Tat, J., University of California San Diego
Kyger, R., Amgen
Yuan, Y., Amgen
Cuellar, M., Amgen
Lay, F., Amgen
Daris, K., Amgen
Das, A., Amgen
Gomez, N., Amgen
Wang, T., Amgen
Georgescu, R., Amgen
Stevens, J., Amgen
Stevens, J., Amgen
Cell Line Development holds a critical role in creating and selecting cell lines that become the Master Cell Banks for clinical and commercial biomanufacturing. Critical decisions are made during cell line development processes, such as the final subclone selection which typically will be locked throughout the life of a project. Datasets used to drive these decisions traditionally requires resource-intensive manual cell culture experiments and analytics to generate hundreds to thousands of datapoints per experiment. However, these datasets have largely been composed of discrete or endpoint measurements in which critical decisions are dependent upon. Furthermore, data manipulation and analysis are often conducted on a per-project basis. We have identified the need to shift from processes governed by empirical data siloes to a data-centric platform that provides holistic insight and predictive power. Our approach to entering an end-to-end data paradigm in Cell Line Development involves adopting more high-throughput, data-rich technologies, establishing an Enterprise Data Lake (EDL), creating visualization tools, deploying automation, and applying off-the-shelf machine learning algorithms.

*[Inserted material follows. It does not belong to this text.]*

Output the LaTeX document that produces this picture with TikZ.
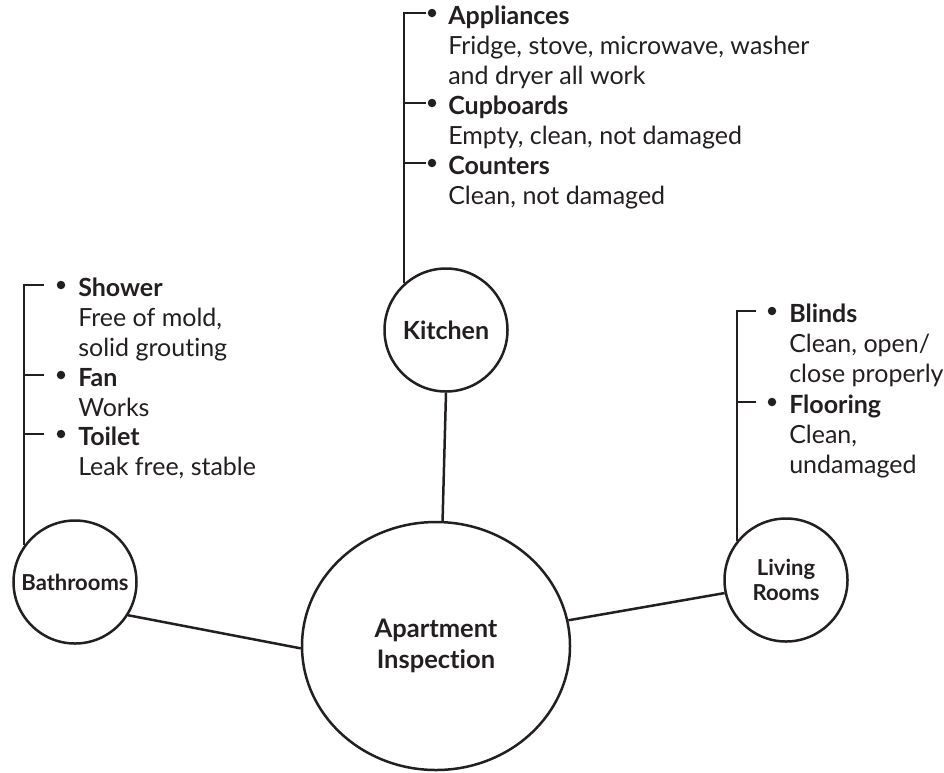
\documentclass[tikz,border=0pt]{standalone}
\usepackage{fontspec}
\setmainfont{Lato}[Ligatures=NoCommon]
\usepackage{xcolor}
\usetikzlibrary{shapes.geometric, positioning}
\definecolor{ink}{HTML}{231F20}

\begin{document}
\begin{tikzpicture}[
    x=1pt, y=-1pt,
    line width=2.5pt,
    color=ink,
    hub/.style={
      draw,
      ellipse,
      align=center,
      inner sep=0pt,
      font=\bfseries\fontsize{25.5}{31}\selectfont
    },
    room/.style={
      draw,
      circle,
      align=center,
      inner sep=0pt,
      minimum size=123pt,
      font=\bfseries\fontsize{25}{27}\selectfont
    },
    smallroom/.style={
      room,
      font=\bfseries\fontsize{22}{24.5}\selectfont
    },
    dot/.style={
      circle,
      fill,
      inner sep=0pt,
      minimum size=8.5pt
    },
    item/.style={
      anchor=north west,
      inner sep=0pt,
      align=left,
      font=\fontsize{25}{30}\selectfont
    }
]

\useasboundingbox (0,0) rectangle (944,772);

% 1) Centre and the three rooms
\node[hub, minimum width=268pt, minimum height=248pt] (main) at (436,646) {Apartment\\Inspection};
\node[room] (kitchen) at (446,330) {Kitchen};
\node[smallroom] (bath) at (75,582) {Bathrooms};
\node[smallroom] (living) at (786,580) {Living\\Rooms};

% 2) Spokes
\draw (kitchen.south) -- (main.87);
\draw (bath.-32) -- (main.181);
\draw (main.11) -- (living.192);

% 3) Kitchen list
\node[dot] (kA) at (432,13) {};
\node[dot] (kB) at (432,103) {};
\node[dot] (kC) at (432,163) {};
\node[item] (appl) at ([shift={(15pt,10.5pt)}]kA.center) {\strut\textbf{Appliances}\\Fridge, stove, microwave, washer\\and dryer all work};
\node[item] (cupb) at ([shift={(15pt,10.5pt)}]kB.center) {\strut\textbf{Cupboards}\\Empty, clean, not damaged};
\node[item] (coun) at ([shift={(15pt,10.5pt)}]kC.center) {\strut\textbf{Counters}\\Clean, not damaged};
\draw[shorten >=1pt] (kitchen.132) |- (kA);
\draw[shorten >=1pt] (kB -| kitchen.132) -- (kB);
\draw[shorten >=1pt] (kC -| kitchen.132) -- (kC);

% 4) Bathrooms list
\node[dot] (bA) at (61,285) {};
\node[dot] (bB) at (61,375) {};
\node[dot] (bC) at (61,434) {};
\node[item] (show) at ([shift={(16pt,10.5pt)}]bA.center) {\strut\textbf{Shower}\\Free of mold,\\solid grouting};
\node[item] (fan) at ([shift={(16pt,10.5pt)}]bB.center) {\strut\textbf{Fan}\\Works};
\node[item] (toil) at ([shift={(16pt,10.5pt)}]bC.center) {\strut\textbf{Toilet}\\Leak free, stable};
\draw[shorten >=11.5pt] (bath.144) |- (bA);
\draw[shorten >=11.5pt] (bB -| bath.144) -- (bB);
\draw[shorten >=11.5pt] (bC -| bath.144) -- (bC);

% 5) Living rooms list
\node[dot] (lA) at (772,311) {};
\node[dot] (lB) at (772,402) {};
\node[item] (blin) at ([shift={(16pt,10.5pt)}]lA.center) {\strut\textbf{Blinds}\\Clean, open/\\close properly};
\node[item] (floo) at ([shift={(16pt,10.5pt)}]lB.center) {\strut\textbf{Flooring}\\Clean,\\undamaged};
\draw[shorten >=10.5pt] (living.141) |- (lA);
\draw[shorten >=10.5pt] (lB -| living.141) -- (lB);

\end{tikzpicture}
\end{document}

  • High-throughput technologies and methods were implemented, such as Berkeley Lights Beacon, digital-droplet PCR (ddPCR), RNA-seq that increase the scale and granularity of data we can now interrogate.
  • Laboratory and data automation tools were deployed to reduce resources required to generate and manipulate data.
  • Amgen’s EDL was established to house historical and novel big data and serves as the central source to enable digital tools and the ability to effectively manage and mine data
  • Real-time visualization dashboards were created and deployed to create instant trends and tables—eliminating hours of data extraction, manipulation, and analysis.
  • Multi-variate data analysis was integrated into our decision-making process to leverage the availability and granularity of increased datasets and provide holistic insight across historical projects.
  • Predictive models using open-source python-based machine learning algorithms were created to predict downstream features and provide future insight.

Altogether, in our new paradigm, data will be the central driver to ensure clones of high quality are produced from the moment a cell is transfected to when a clonal bank is created. This will open opportunities to shrink timelines and connect disjointed processes from research to commercialization.